Влияние всего этого на индивидуумов — очень интересное явление для наблюдения. Каждый из нас был затронут языческим духом, который вторгся в наши времена через так много различных точек входа. Это стало атмосферой, которой мы все в той или иной степени дышали. Если бы кто-то сказал любой группе британцев, одного за другим, что они язычники, несомненно, многие из них возмутились бы, и все же в той или иной степени это было бы правдой. Мы все язычники; мы не можем помочь себе, ибо каждый из нас неизбежно затронут духом своего поколения. Никто, конечно, не говорит: «Ну что ж, я буду язычником»; но старая история о золотом тельце Аарона повторяется постоянно. Аарон, когда Моисей упрекнул его, наивно сказал: «Вышел этот телец». Это точно описывает ситуацию. Этот телец — единственный по-настоящему подлинный пример самозарождения, следствия без причины. Никто не ожидал его. Никто не хотел его. Все были удивлены, увидев его, когда он появился. Это был Мелхиседек среди скота — без отца, без матери, без родословной. К сожалению, кажется, что он был также без начала дней и конца жизни. Каждое поколение просто кладет свое золото, и выходит этот телец — таков уж обычай у таких тельцов.

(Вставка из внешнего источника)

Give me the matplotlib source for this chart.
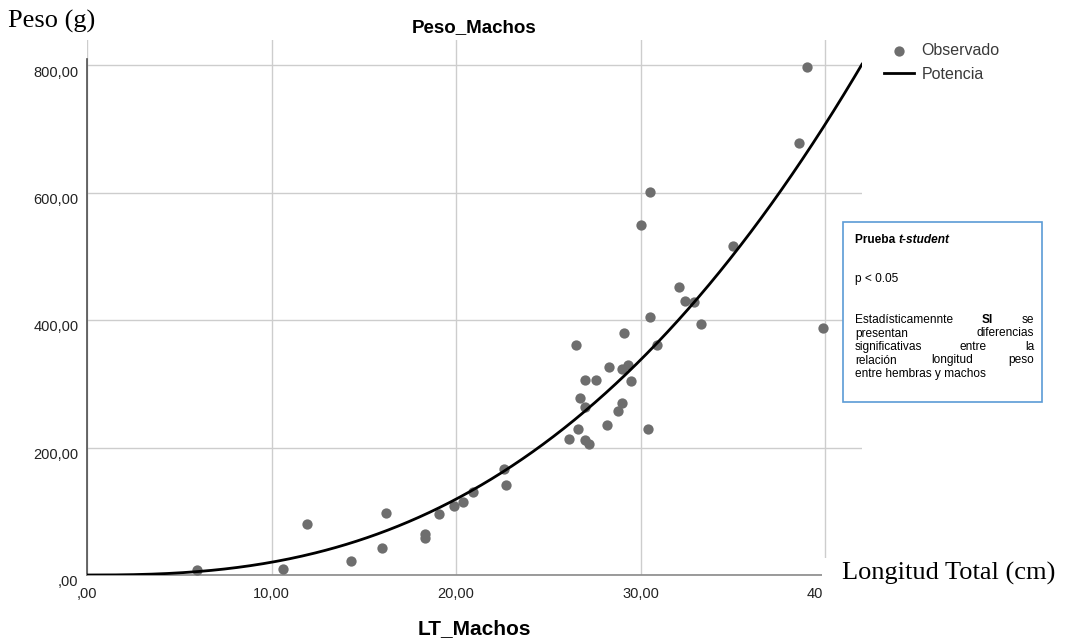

Так обстоит дело с нашим современным язычеством. Мы все хотим быть идеалистами, и иногда пытаемся, но есть скрытые причины, которые тянут нас обратно к земле. Эти причины кроются в возможностях, которые возникают одна за другой: в политике, в промышленных и коммерческих делах, в научных теориях или просто в реакции. Земля более пригодна для жизни, чем когда-то, и мы все желаем ее. Она овладевает нами, и так появляется золотой телец.

Теперь мы очень бегло взглянем на несколько из многих литературных сил нашего дня, в которых мы можем увидеть различные реакции на Карлейля. Во-первых, было ранневикторианское время, восемнадцатый век в домотканой одежде. Он не был великим и напыщенным, как тот век, но жил формальностью, приличиями и условностью. Он был ужасно шокирован, когда Джордж Элиот опубликовала «Сцены из жизни духовенства» и «Адама Бида» в 1858 и 1859 годах. Внешне он был в высшей степени респектабельным, и его респектабельность была его особым методом скатывания в язычество. Он боялся идеалов, и для тех, кто лелеет этот страх, поклонение респектабельности становится очень опасным видом поклонения, а его идол — пожалуй, самый грозный из всех богов.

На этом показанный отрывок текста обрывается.